Barns, barns and more barns. For stuff we can do without. So why are we afraid to lose it? ‘All things come from thee, O Lord, and from thine own have we given thee.’
Every good and perfect gift comes from the Father of lights, says James. Nothing belongs to us, all is his.
Lastly, the heart of Jesus’ message is, ‘seek first the kingdom of God, and all these things will added to you as well.’
Jesus’ primary teaching was the kingdom. His focus was that, the reality of God’s realm in Christ was invading our realm. The kingdom of heaven is at hand–suddenly upon you.
The deepest fears we have, the most profound anxieties, the things that keep us up at night are passing like the sunset to give rise to the Sun of righteousness, Jesus. ‘Thy kingdom come, thy will be done, on earth as it is in heaven.’
Faith in Jesus ought to be an antidote to fear, but it is not an exemption from suffering. However, if we really, deeply, felt and understood Jesus’ teaching about the kingdom, we would have one characteristic that no other philosophy or ideology could ever have. That characteristic is HOPE.
Jesus gives us hope. Without him our world is war, genocide, illness, natural disaster, etc. after another. But Jesus gives us hope that the darkness is clearing away and beyond that darkness are people whose treasures and hearts are set on Christ; like John, these people are at the table, leaning at the breast of Jesus, close to his heartbeat.

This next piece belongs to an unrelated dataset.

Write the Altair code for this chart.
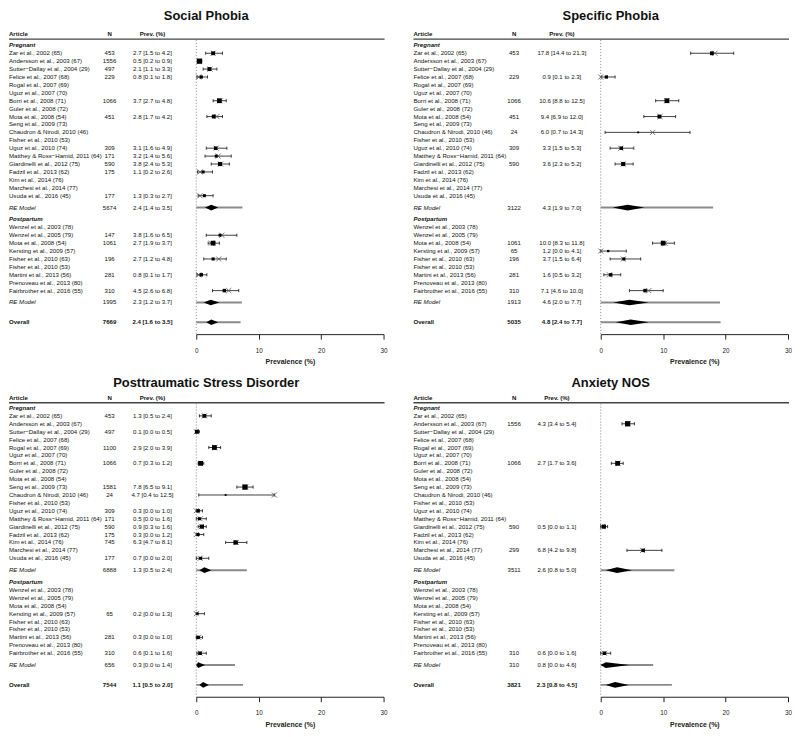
import altair as alt
import pandas as pd

FONT = "Liberation Sans"

PREG_ARTICLES = [
    "Zar et al., 2002 (65)",
    "Andersson et al., 2003 (67)",
    "Sutter\u2212Dallay et al., 2004 (29)",
    "Felice et al., 2007 (68)",
    "Rogal et al., 2007 (69)",
    "Uguz et al., 2007 (70)",
    "Borri et al., 2008 (71)",
    "Guler et al., 2008 (72)",
    "Mota et al., 2008 (54)",
    "Seng et al., 2009 (73)",
    "Chaudron & Nirodi, 2010 (46)",
    "Fisher et al., 2010 (53)",
    "Uguz et al., 2010 (74)",
    "Matthey & Ross\u2212Hamid, 2011 (64)",
    "Giardinelli et al., 2012 (75)",
    "Fadzil et al., 2013 (62)",
    "Kim et al., 2014 (76)",
    "Marchesi et al., 2014 (77)",
    "Usuda et al., 2016 (45)",
]
POST_ARTICLES = [
    "Wenzel et al., 2003 (78)",
    "Wenzel et al., 2005 (79)",
    "Mota et al., 2008 (54)",
    "Kersting et al., 2009 (57)",
    "Fisher et al., 2010 (63)",
    "Fisher et al., 2010 (53)",
    "Martini et al., 2013 (56)",
    "Prenoveau et al., 2013 (80)",
    "Fairbrother et al., 2016 (55)",
]

# (article, N, estimate, lower, upper, raw proportion)
SOCIAL_PREG = [
    ("Zar et al., 2002 (65)", 453, 2.7, 1.5, 4.2, 2.7),
    ("Andersson et al., 2003 (67)", 1556, 0.5, 0.2, 0.9, 0.5),
    ("Sutter\u2212Dallay et al., 2004 (29)", 497, 2.1, 1.1, 3.3, 2.2),
    ("Felice et al., 2007 (68)", 229, 0.8, 0.1, 1.8, 0.4),
    ("Borri et al., 2008 (71)", 1066, 3.7, 2.7, 4.8, 3.8),
    ("Mota et al., 2008 (54)", 451, 2.8, 1.7, 4.2, 3.3),
    ("Uguz et al., 2010 (74)", 309, 3.1, 1.6, 4.9, 3.2),
    ("Matthey & Ross\u2212Hamid, 2011 (64)", 171, 3.2, 1.4, 5.6, 3.5),
    ("Giardinelli et al., 2012 (75)", 590, 3.8, 2.4, 5.3, 3.9),
    ("Fadzil et al., 2013 (62)", 175, 1.1, 0.2, 2.6, 0.6),
    ("Usuda et al., 2016 (45)", 177, 1.3, 0.3, 2.7, 0.6),
]
SOCIAL_POST = [
    ("Wenzel et al., 2005 (79)", 147, 3.8, 1.6, 6.5, 4.1),
    ("Mota et al., 2008 (54)", 1061, 2.7, 1.9, 3.7, 2.4),
    ("Fisher et al., 2010 (63)", 196, 2.7, 1.2, 4.8, 3.6),
    ("Martini et al., 2013 (56)", 281, 0.8, 0.1, 1.7, 0.4),
    ("Fairbrother et al., 2016 (55)", 310, 4.5, 2.6, 6.8, 5.2),
]
# (N, estimate, lower, upper, prediction lower, prediction upper): RE pregnant, RE postpartum, overall
SOCIAL_POOLED = [
    (5674, 2.4, 1.4, 3.5, 0.0, 7.4),
    (1995, 2.3, 1.2, 3.7, 0.0, 7.3),
    (7669, 2.4, 1.6, 3.5, 0.0, 7.1),
]

SPECIFIC_PREG = [
    ("Zar et al., 2002 (65)", 453, 17.8, 14.4, 21.3, 18.3),
    ("Felice et al., 2007 (68)", 229, 0.9, 0.1, 2.3, 0.0),
    ("Borri et al., 2008 (71)", 1066, 10.6, 8.8, 12.5, 10.6),
    ("Mota et al., 2008 (54)", 451, 9.4, 6.9, 12.0, 9.5),
    ("Chaudron & Nirodi, 2010 (46)", 24, 6.0, 0.7, 14.3, 8.3),
    ("Uguz et al., 2010 (74)", 309, 3.3, 1.5, 5.3, 3.2),
    ("Giardinelli et al., 2012 (75)", 590, 3.6, 2.3, 5.2, 3.6),
]
SPECIFIC_POST = [
    ("Mota et al., 2008 (54)", 1061, 10.0, 8.3, 11.8, 10.3),
    ("Kersting et al., 2009 (57)", 65, 1.2, 0.0, 4.1, 0.0),
    ("Fisher et al., 2010 (63)", 196, 3.7, 1.5, 6.4, 3.6),
    ("Martini et al., 2013 (56)", 281, 1.6, 0.5, 3.2, 1.4),
    ("Fairbrother et al., 2016 (55)", 310, 7.1, 4.6, 10.0, 7.7),
]
SPECIFIC_POOLED = [
    (3122, 4.3, 1.9, 7.0, 0.0, 18.0),
    (1913, 4.6, 2.0, 7.7, 0.0, 19.1),
    (5035, 4.8, 2.4, 7.7, 0.0, 19.2),
]

PTSD_PREG = [
    ("Zar et al., 2002 (65)", 453, 1.3, 0.5, 2.4, 1.3),
    ("Sutter\u2212Dallay et al., 2004 (29)", 497, 0.1, 0.0, 0.5, 0.0),
    ("Rogal et al., 2007 (69)", 1100, 2.9, 2.0, 3.9, 3.0),
    ("Borri et al., 2008 (71)", 1066, 0.7, 0.3, 1.2, 0.7),
    ("Seng et al., 2009 (73)", 1581, 7.8, 6.5, 9.1, 7.9),
    ("Chaudron & Nirodi, 2010 (46)", 24, 4.7, 0.4, 12.5, 12.5),
    ("Uguz et al., 2010 (74)", 309, 0.3, 0.0, 1.0, 0.0),
    ("Matthey & Ross\u2212Hamid, 2011 (64)", 171, 0.5, 0.0, 1.6, 0.6),
    ("Giardinelli et al., 2012 (75)", 590, 0.9, 0.3, 1.6, 0.8),
    ("Fadzil et al., 2013 (62)", 175, 0.3, 0.0, 1.2, 0.0),
    ("Kim et al., 2014 (76)", 745, 6.3, 4.7, 8.1, 6.4),
    ("Usuda et al., 2016 (45)", 177, 0.7, 0.0, 2.0, 0.6),
]
PTSD_POST = [
    ("Kersting et al., 2009 (57)", 65, 0.2, 0.0, 1.3, 0.0),
    ("Martini et al., 2013 (56)", 281, 0.3, 0.0, 1.0, 0.4),
    ("Fairbrother et al., 2016 (55)", 310, 0.6, 0.1, 1.6, 0.6),
]
PTSD_POOLED = [
    (6888, 1.3, 0.5, 2.4, 0.0, 8.1),
    (656, 0.3, 0.0, 1.4, 0.0, 6.2),
    (7544, 1.1, 0.5, 2.0, 0.0, 7.5),
]

ANXIETY_PREG = [
    ("Andersson et al., 2003 (67)", 1556, 4.3, 3.4, 5.4, 4.4),
    ("Borri et al., 2008 (71)", 1066, 2.7, 1.7, 3.6, 2.8),
    ("Giardinelli et al., 2012 (75)", 590, 0.5, 0.0, 1.1, 0.3),
    ("Marchesi et al., 2014 (77)", 299, 6.8, 4.2, 9.8, 6.7),
]
ANXIETY_POST = [
    ("Fairbrother et al., 2016 (55)", 310, 0.6, 0.0, 1.6, 0.6),
]
ANXIETY_POOLED = [
    (3511, 2.6, 0.8, 5.0, 0.0, 11.8),
    (310, 0.8, 0.0, 4.6, 0.0, 8.4),
    (3821, 2.3, 0.8, 4.5, 0.0, 11.4),
]

X_TICKS = [0, 10, 20, 30]

# ---------------- layout ----------------
ROW_PX = 7.94
Y_TOP = -4.42
Y_BOTTOM = 36.5
PANEL_W = 380
PANEL_H = round((Y_BOTTOM - Y_TOP) * ROW_PX)
PLOT_X0, PLOT_X1 = 188, 376
HEADER_ROW = -1.4
LINE_ROW = -0.78
PREG_ROW = 0
RE1_ROW = 20.5
POST_ROW = 22
RE2_ROW = 32.5
OVERALL_ROW = 35
DIAMOND_HALF = 0.36
FS = 6.1

X_SCALE = alt.Scale(domain=[X_TICKS[0], X_TICKS[-1]], range=[PLOT_X0, PLOT_X1], nice=False, zero=False)
Y_SCALE = alt.Scale(domain=[Y_TOP, Y_BOTTOM], reverse=True, nice=False, zero=False)
X_AXIS = alt.Axis(values=X_TICKS, title="Prevalence (%)", grid=False, domainColor="#222",
                  tickColor="#222", tickSize=5, labelFontSize=6.4, labelColor="#222",
                  labelPadding=8, titleFontSize=7, titleFontWeight="bold", titleColor="#222",
                  titlePadding=4, labelFont=FONT, titleFont=FONT, labelFlush=False)


def X(field):
    return alt.X(field, type="quantitative", scale=X_SCALE, axis=X_AXIS)


def Y(field="row"):
    return alt.Y(field, type="quantitative", scale=Y_SCALE, axis=None)


STYLES = {
    "normal": {},
    "bold": {"fontWeight": "bold"},
    "italic": {"fontStyle": "italic"},
    "bolditalic": {"fontWeight": "bold", "fontStyle": "italic"},
    "title": {"fontWeight": "bold", "fontSize": 13},
}


def fmt(est, lo, hi):
    return f"{est:.1f} [{lo:.1f} to {hi:.1f}]"


def panel(title, preg, post, pooled, prev_x, title_row, head_shift):
    cols = {"label": (0, "left"), "n": (101, "center"), "prev": (prev_x, "center"),
            "title": (198, "center")}
    texts = []

    def add(row, col, text, style):
        texts.append(dict(row=row, col=col, text=text, style=style))

    add(title_row, "title", title, "title")
    add(HEADER_ROW + head_shift, "label", "Article", "bold")
    add(HEADER_ROW + head_shift, "n", "N", "bold")
    add(HEADER_ROW + head_shift, "prev", "Prev. (%)", "bold")
    add(PREG_ROW, "label", "Pregnant", "bolditalic")
    add(POST_ROW, "label", "Postpartum", "bolditalic")
    for i, a in enumerate(PREG_ARTICLES):
        add(PREG_ROW + 1 + i, "label", a, "normal")
    for i, a in enumerate(POST_ARTICLES):
        add(POST_ROW + 1 + i, "label", a, "normal")

    pts = []
    for studies, arts, base in ((preg, PREG_ARTICLES, PREG_ROW), (post, POST_ARTICLES, POST_ROW)):
        for art, n, est, lo, hi, raw in studies:
            r = base + 1 + arts.index(art)
            pts.append(dict(row=r, n=n, est=est, lo=lo, hi=hi, raw=raw))
            add(r, "n", str(n), "normal")
            add(r, "prev", fmt(est, lo, hi), "normal")
    pts = pd.DataFrame(pts)

    pool_rows = [RE1_ROW, RE2_ROW, OVERALL_ROW]
    pool_labels = [("RE Model", "italic", "normal"), ("RE Model", "italic", "normal"),
                   ("Overall", "bold", "bold")]
    pool = []
    dia = []
    for k, ((n, est, lo, hi, plo, phi), r, (lab, lst, vst)) in enumerate(zip(pooled, pool_rows, pool_labels)):
        add(r, "label", lab, lst)
        add(r, "n", str(n), vst)
        add(r, "prev", fmt(est, lo, hi), vst)
        pool.append(dict(row=r, est=est, lo=lo, hi=hi, plo=plo, phi=phi))
        for xv, h in ((lo, 0.0), (est, DIAMOND_HALF), (hi, 0.0)):
            dia.append(dict(g=k, x=xv, yt=r - h, yb=r + h))
    pool = pd.DataFrame(pool)
    dia = pd.DataFrame(dia)
    texts = pd.DataFrame(texts)

    line_row = LINE_ROW + head_shift * 0.6
    layers = []
    # header rule
    layers.append(alt.Chart(pd.DataFrame({"row": [line_row]})).mark_rule(
        color="#444", strokeWidth=1.4).encode(
        x=alt.value(0), x2=alt.value(PANEL_W - 3), y=Y("row")))
    # zero reference line
    layers.append(alt.Chart(pd.DataFrame({"x": [0], "r1": [line_row + 0.1], "r2": [Y_BOTTOM]})).mark_rule(
        color="#999", strokeDash=[1.2, 1.8], strokeWidth=1).encode(
        x=X("x"), y=Y("r1"), y2=alt.Y2("r2")))
    # prediction intervals
    layers.append(alt.Chart(pool).mark_rule(color="#8a8a8a", strokeWidth=2).encode(
        x=X("plo"), x2=alt.X2("phi"), y=Y("row")))
    # diamonds
    layers.append(alt.Chart(dia).mark_area(color="black", orient="vertical").encode(
        x=X("x"), y=Y("yt"), y2=alt.Y2("yb"), detail="g:N"))
    # study CI lines + caps
    layers.append(alt.Chart(pts).mark_rule(color="#111", strokeWidth=0.8).encode(
        x=X("lo"), x2=alt.X2("hi"), y=Y("row")))
    for f in ("lo", "hi"):
        layers.append(alt.Chart(pts).mark_point(shape="M0,-1V1", filled=False, color="#111",
                                                strokeWidth=0.8, size=10, opacity=1).encode(
            x=X(f), y=Y("row")))
    # raw proportion crosses
    layers.append(alt.Chart(pts).mark_point(shape="M-1,-1L1,1M-1,1L1,-1", filled=False,
                                            color="#555", strokeWidth=0.8, size=26, opacity=1).encode(
        x=X("raw"), y=Y("row")))
    # estimates
    layers.append(alt.Chart(pts).mark_point(shape="square", filled=True, color="black", opacity=1).encode(
        x=X("est"), y=Y("row"),
        size=alt.Size("n:Q", scale=alt.Scale(type="sqrt", domain=[0, 1600], range=[0, 28]), legend=None)))
    # texts
    for (col, style), sub in texts.groupby(["col", "style"]):
        xpx, align = cols[col]
        props = dict(fontSize=FS, font=FONT, color="#111", align=align, baseline="middle")
        props.update(STYLES[style])
        layers.append(alt.Chart(sub).mark_text(**props).encode(
            x=alt.value(xpx), y=Y("row"), text="text:N"))

    return alt.layer(*layers).properties(width=PANEL_W, height=PANEL_H)


p1 = panel("Social Phobia", SOCIAL_PREG, SOCIAL_POST, SOCIAL_POOLED, 144, -3.75, 0.0)
p2 = panel("Specific Phobia", SPECIFIC_PREG, SPECIFIC_POST, SPECIFIC_POOLED, 149, -3.75, 0.0)
p3 = panel("Posttraumatic Stress Disorder", PTSD_PREG, PTSD_POST, PTSD_POOLED, 144, -3.1, 0.2)
p4 = panel("Anxiety NOS", ANXIETY_PREG, ANXIETY_POST, ANXIETY_POOLED, 144, -3.1, 0.2)

chart = alt.vconcat(
    alt.hconcat(p1, p2, spacing=25),
    alt.hconcat(p3, p4, spacing=25),
    spacing=8, padding=0,
).configure_view(stroke=None)

chart.save("out.html", embed_options={"renderer": "svg", "actions": False})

Cast your cares on Christ. Do not worry, for beyond the darkness is a manger, a mountain called calvary and an empty tomb. Beyond the darkness a kingdom has broken all other kingdoms. Beyond the darkness is Jesus. Beyond the darkness there is hope.
Let us pray:
Come, O Spirit of God,
and make within us your dwelling place and home.
May our darkness be dispelled by your light,
and our troubles calmed by your peace;
may all evil be redeemed by your love,
all pain and suffering of Christ,
and all dying glorified in his risen life. Amen.